Alpaca fans left damp but happy!
It was one of the wettest mornings the East of England has experienced all year and we were greeted by Sophie, who runs Hedingham Alpacas, looking as wet as it was possible to get but with a great big smile which cheered us all up.
We were here on a gift experience meeting a herd of alpacas in Norfolk and it was all go for Sophie, who had already just come to the end of the midday session of satisfied alpaca tourists. A good number of visitors in downpour conditions mingled as some headed back to their cars and we ventured out to Sophie’s well-equipped shelter. Five cars were parked out in the open field on the scenic site near Wretham, Norfolk. A sure sign that something was proving a big draw, and despite the atrocious weather conditions.
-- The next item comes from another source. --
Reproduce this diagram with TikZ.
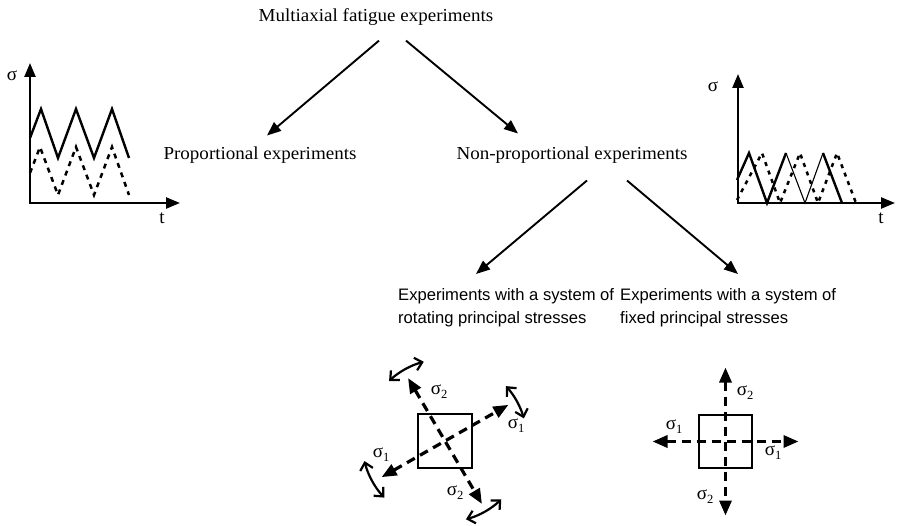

We, on the other hand, were lucky to be at just the start of our alpaca walk experience and we crossed a field where the ‘girls’ (female alpacas) grazed and eyed us, while a youngster bounced as do healthy youngsters of all species.
Across another fence the ‘boys’ looked out from an open backed trailer.
While alpacas and everything alpaca related continues its rampage through the consciousness of British animal lovers, it was fantastic to meet a ‘herd owner’ (Sophie) who so obviously ran the show as a labour of love (even though it is clearly a rapidly growing business).
Sophie told us she fell for the alpaca bug four years ago at the Suffolk show. After which she brooded that ‘a life without alpacas was not an option’ and soon had acquired a starter herd of seven animals.
Originally based at Castle Hedingham, Essex (hence the herd name), Sophie built up a number of high quality breeding stud males and potential studs and females for sale. Numbers were boosted up to the current complement of 16.
Starting off our experience near Thetford Forest we soon got out of the rain in a comfortable area of covered seating with a nice touch: alpaca rugs to sit on. Sophie gave a thorough and informative talk, where subjects such as alpaca and lama ears and the differences thereof were discussed (alpacas have neat shaped ears; lamas are more like little bananas I profile).
With the help of Sophie’s friend, Kiri, and boyfriend Sam a largish group of ten of us then went on a quite extensive walk through the outlying Forestry Commission managed woodland.
Tracks were sandy (this is Breckland) and the going was good as the rain finally cleared up and the sun delighted us all for the first time that day.
There followed ‘alpaca selfies’ and a feeding session and all the while the heartwarming reality that Sophie and her small team really do love talking alpacas and nothing was too much trouble, including advice for those interested in starting their own herd.
I’ll leave it to our 12-year-old daughter Pippa to offer her personal view of this fantastic, engaging experience:
“This is an alpaca farm unlike any others. When you are walking them you get to go on an actual trail through the forest instead of walking around a field.” “I walked a really cute alpaca called Puno, named after a village in Peru. He led the group and throughout the walk he made really cute little noises.” “Halfway through the walk we stopped for selfie time with the alpacas then let them eat grass and have a little break.” “At the end we got to hand feed the alpacas (it’s only an extra 50p) who were hungry and tired after their walk.” “Overall I thought it was a great experience and is the perfect family day out.”